Lives Worth Living was the featured film on the third night of the festival. The AFS team started the day at the COPE (Cooperative Orthotic and Prosthetic Enterprise) Visitor Centre—one of the very few organizations in Laos that provides support and rehabilitation for people with disabilities. We toured their mini-museum, which included a giant mobile of suspended cluster bomb casings. It's a sobering sight that reveals the danger Lao villagers still face every day by what the US bombers left behind decades ago. To give perspective to the problem, the bombing campaign in Laos from 1964 to 1973 was the biggest in world history; by the end of the war, the US had dropped more than two million tons of bombs on Laos—30 percent of which are still waiting to explode. Accidents are common and they regularly thrust new victims into the ranks of the disabled.

Later that day, I brought all my camera gear to a workshop on sound recording. At first, I thought that I should talk about basics, but I quickly realized that the 12 attendees were very advanced. So the discussion took a different route, and we had a great exchange about filmmaking techniques. I rushed back to the festival to present my film prior to its screening. This was a wonderful session for me because I had the chance to talk with the audience about Dr. Fred Fay, my dear quadriplegic friend and the brilliant activist who inspired the making of Lives Worth Living. The screening afterwards moved me to tears. Here I was, halfway around the world, and my film was playing on a big screen.
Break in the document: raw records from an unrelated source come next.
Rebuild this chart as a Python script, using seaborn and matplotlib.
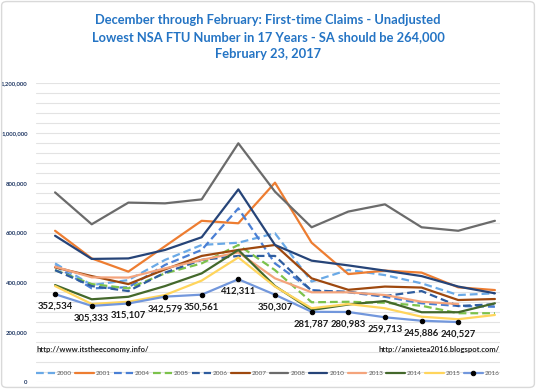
import matplotlib
matplotlib.use("Agg")
import matplotlib.pyplot as plt
import seaborn as sns
import numpy as np
import pandas as pd
from matplotlib.patches import FancyBboxPatch
from matplotlib import font_manager

# weeks from early December through late February (13 weekly points)
weeks = list(range(13))

y2000 = [476000, 389000, 409000, 490000, 550000, 559000, 597000, 403000, 450000, 429000, 396000, 349000, 356000]
y2001 = [607000, 496000, 443000, 545000, 647000, 637000, 800000, 559000, 433000, 447000, 439000, 380000, 369000]
y2004 = [466000, 376000, 380000, 470000, 530000, 697000, 476000, 369000, 360000, 342000, 316000, 305000, 302000]
y2005 = [449000, 393000, 376000, 436000, 476000, 550000, 449000, 320000, 322000, 318000, 306000, 276000, 276000]
y2006 = [449000, 385000, 365000, 439000, 490000, 506000, 506000, 366000, 362000, 345000, 365000, 305000, 312000]
y2007 = [460000, 425000, 393000, 452000, 506000, 530000, 550000, 416000, 370000, 383000, 379000, 329000, 333000]
y2008 = [761000, 633000, 720000, 717000, 733000, 958000, 764000, 621000, 684000, 713000, 621000, 607000, 647000]
y2010 = [587000, 494000, 496000, 530000, 581000, 773000, 550000, 487000, 468000, 447000, 425000, 383000, 356000]
y2013 = [463000, 420000, 419000, 456000, 490000, 520000, 416000, 360000, 360000, 349000, 322000, 313000, np.nan]
y2014 = [389000, 332000, 342000, 385000, 436000, 530000, 385000, 289000, 311000, 325000, 280000, 280000, 316000]
y2015 = [385000, 313000, 322000, 349000, 407000, 500000, 383000, 296000, 313000, 296000, 262000, 252000, 269000]
y2016 = [352534, 305333, 315107, 342579, 350561, 412311, 350307, 281787, 280983, 259713, 245886, 240527, np.nan]

years = ["2000", "2001", "2004", "2005", "2006", "2007", "2008", "2010", "2013", "2014", "2015", "2016"]
values = [y2000, y2001, y2004, y2005, y2006, y2007, y2008, y2010, y2013, y2014, y2015, y2016]

colors = {
    "2000": "#6AA9E6", "2001": "#ED7D31", "2004": "#4A7FD4", "2005": "#7CC24B",
    "2006": "#2E5C9E", "2007": "#9E480E", "2008": "#6B6B6B", "2010": "#264478",
    "2013": "#F4A47C", "2014": "#43682B", "2015": "#FFD55C", "2016": "#7297DC",
}
dashed = {"2000", "2004", "2005", "2006"}

sns.set_style("white")
plt.rcParams["font.family"] = ["Lato", "DejaVu Sans"]

installed = {f.name for f in font_manager.fontManager.ttflist}
tick_font = "Liberation Sans Narrow" if "Liberation Sans Narrow" in installed else "Lato"

fig = plt.figure(figsize=(5.36, 3.89), dpi=100)
ax = fig.add_axes([0.0672, 0.018, 0.8657, 0.7686])

for year, vals in zip(years, values):
    df = pd.DataFrame({"week": weeks, "claims": vals}).dropna()
    style = (0, (3.5, 1.8)) if year in dashed else "-"
    kw = {}
    if year == "2016":
        kw = dict(marker="o", markersize=3.2, markerfacecolor="black", markeredgecolor="black")
    sns.lineplot(data=df, x="week", y="claims", ax=ax, color=colors[year],
                 linestyle=style, linewidth=1.6, label=year, legend=False, **kw)

# data labels on the 2016 series
for i, v in enumerate(y2016):
    if np.isnan(v):
        continue
    ax.annotate(f"{int(v):,}", (weeks[i], v), xytext=(0, -12), textcoords="offset pixels",
                ha="center", va="center", fontsize=6.8, fontweight="bold", color="#1a1a1a")

ax.set_xlim(-0.52, 12.14)
ax.set_ylim(0, 1200000)
ax.set_yticks(np.arange(0, 1200001, 200000))
ax.set_yticks(np.arange(0, 1200001, 40000), minor=True)
ax.set_yticklabels([f"{int(t):,}" for t in np.arange(0, 1200001, 200000)])
ax.yaxis.grid(True, which="both", color="#E3E3E3", linewidth=0.8)
ax.set_xticks([])
ax.set_xlabel("")
ax.set_ylabel("")
ax.tick_params(axis="y", which="both", length=0, pad=6, labelsize=5.0, labelcolor="#203864")
for lbl in ax.get_yticklabels():
    lbl.set_fontweight("bold")
    lbl.set_fontfamily(tick_font)
    if tick_font == "Lato":
        lbl.set_fontsize(4.3)
for s in ax.spines.values():
    s.set_visible(False)

ax.text(0.0, 0.11, "http://www.itstheeconomy.info/", transform=ax.transAxes,
        fontsize=5.5, fontweight="bold", color="#222222", ha="left", va="center")
ax.text(1.0, 0.11, "http://anxietea2016.blogspot.com/", transform=ax.transAxes,
        fontsize=5.5, fontweight="bold", color="#222222", ha="right", va="center")

leg = ax.legend(loc="center", bbox_to_anchor=(0.5, 0.03), ncol=12, frameon=False,
                fontsize=4.6, handlelength=2.9, handletextpad=0.35, columnspacing=0.5,
                labelcolor="#595959", borderaxespad=0, borderpad=0)

title_color = "#2474C4"
fig.text(0.5, 0.949, "December through February: First-time Claims - Unadjusted",
         ha="center", va="center", fontsize=9.3, fontweight="bold", color=title_color)
fig.text(0.5, 0.905, "Lowest NSA FTU Number in 17 Years - SA should be 264,000",
         ha="center", va="center", fontsize=9.3, fontweight="bold", color=title_color)
fig.text(0.5, 0.861, "February 23, 2017",
         ha="center", va="center", fontsize=9.3, fontweight="bold", color=title_color)

fig.patches.append(FancyBboxPatch((0.003, 0.004), 0.994, 0.992, boxstyle="round,pad=0,rounding_size=0.01",
                                  transform=fig.transFigure, fill=False, edgecolor="#D9D9D9", linewidth=1))

fig.savefig("out.png", dpi=100)
plt.close(fig)
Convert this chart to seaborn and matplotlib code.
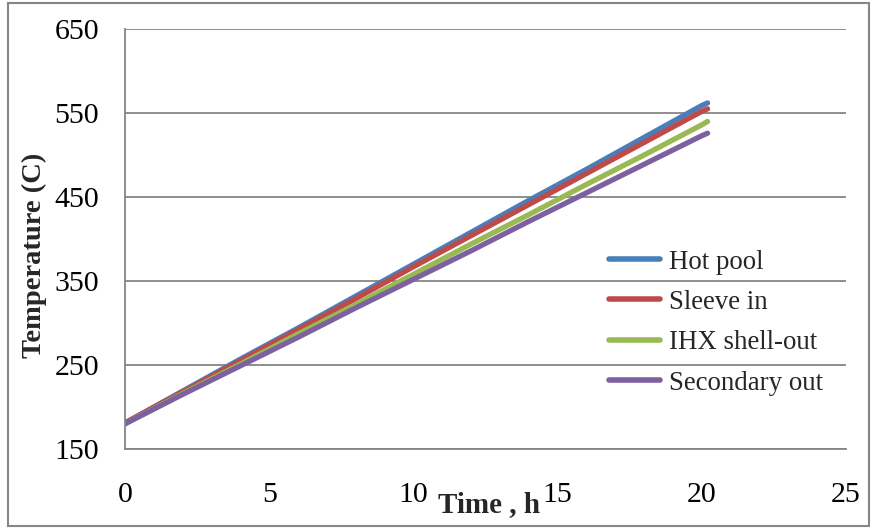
import matplotlib
matplotlib.use("Agg")
import matplotlib.pyplot as plt
import seaborn as sns
import pandas as pd
from matplotlib.patches import Rectangle

time_h = [0, 2, 4, 6, 8, 10, 12, 14, 16, 18, 20, 20.2]
hot_pool = [181, 219, 257, 294, 332, 370, 408, 446, 483, 521, 559, 562]
sleeve_in = [181, 218, 255, 292, 329, 367, 404, 441, 478, 515, 552, 555]
ihx_shell_out = [180, 216, 251, 287, 322, 358, 394, 429, 465, 500, 536, 540]
secondary_out = [180, 215, 249, 283, 318, 352, 386, 421, 455, 489, 523, 526]

series_names = ["Hot pool", "Sleeve in", "IHX shell-out", "Secondary out"]
series_vals = [hot_pool, sleeve_in, ihx_shell_out, secondary_out]
colors = ["#4A7EBB", "#BE4B48", "#98B954", "#7D60A0"]

x_ticks = [0, 5, 10, 15, 20, 25]
y_ticks = [150, 250, 350, 450, 550, 650]

rows = []
for name, vals in zip(series_names, series_vals):
    for t, v in zip(time_h, vals):
        rows.append({"Time": t, "Temp": v, "Series": name})
df = pd.DataFrame(rows)

sns.set_style("white")
plt.rcParams["font.family"] = ["Liberation Serif", "DejaVu Serif"]

fig = plt.figure(figsize=(8.74, 5.28), dpi=100)
ax = fig.add_axes([0.143, 0.1496, 0.825, 0.7954])

sns.lineplot(data=df, x="Time", y="Temp", hue="Series", hue_order=series_names,
             palette=dict(zip(series_names, colors)), linewidth=3.8, ax=ax,
             legend=True)

ax.set_xlim(0, 25)
ax.set_ylim(150, 650)
ax.set_xticks(x_ticks)
ax.set_yticks(y_ticks)
ax.tick_params(axis="both", labelsize=21.5, colors="#000000", direction="out")
ax.tick_params(axis="y", length=6.5, width=1.2, color="#868686", pad=12)
ax.tick_params(axis="x", length=6, width=1.2, color="#868686", pad=18)
ax.yaxis.grid(True, color="#868686", linewidth=1.3)
ax.xaxis.grid(False)
ax.set_axisbelow(True)
for s in ["top", "right"]:
    ax.spines[s].set_visible(False)
for s in ["left", "bottom"]:
    ax.spines[s].set_color("#868686")
    ax.spines[s].set_linewidth(1.3)

ax.set_xlabel("Time , h", fontsize=21, fontweight="bold")
ax.xaxis.set_label_coords(0.505, -0.10)
ax.set_ylabel("Temperature (C)", fontsize=20.5, fontweight="bold")
ax.yaxis.set_label_coords(-0.108, 0.46)

leg = ax.legend(loc="upper left", bbox_to_anchor=(0.653, 0.507), frameon=False,
                fontsize=19.4, handlelength=1.9, handletextpad=0.3,
                labelspacing=0.57, borderpad=0)
for line in leg.get_lines():
    line.set_linewidth(4)

fig.patches.append(Rectangle((0.009, 0.004), 0.985, 0.99, transform=fig.transFigure,
                             fill=False, edgecolor="#868686", linewidth=1.5))

fig.savefig("out.png", dpi=100)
The following day, I met with an emerging filmmaker, Mattiphob Douangmyxay, at his home on the outskirts of Vientiane. He showed me an array of clips and cuts for his first feature film, Big Heart, which sweetly evoked the trials of young love. We reviewed his soundtracks and I taught him how to isolate sections of troubled tracks and how to apply filters to them. We also went over the fundamentals of track arrangement. Working with Mattiphob, I suddenly felt our connection. Even though the Lao live in a Communist country, our understanding of the magic of life was very similar.

I had another experience like this two days later when I went with a pop star musician named Sam to a bar in downtown Vientiane to show him how to use boom microphones for recording live music. When we moved from the sweltering heat and bright sunlight into the cool darkness of the bar, Sam and I saw an older Thai pop star teaching bass guitar to a remarkable group of young Lao musicians. To my delight, his lesson evolved into an amazing American blues jam session.

And that is how my AFS trip ended. It had been an exotic journey to a beautiful and peaceful place. But the "secret war" sits like the proverbial elephant in the room. For my part, I felt burdened by it and realized that I was now connected to it. But most people I met seemed reluctant to talk about it. When they did, they were curt. Amazingly, they said that they don't hate the US at all. And with their otherworldly forgiveness in mind, I began to understand what being a film envoy for the American Film Showcase meant: I had gone to Laos to hear that message.

Eric Neudel is a film envoy for the American Film Showcase and the director of Lives Worth Living, a documentary about the disability rights movement in the United States for the PBS series Independent Lens.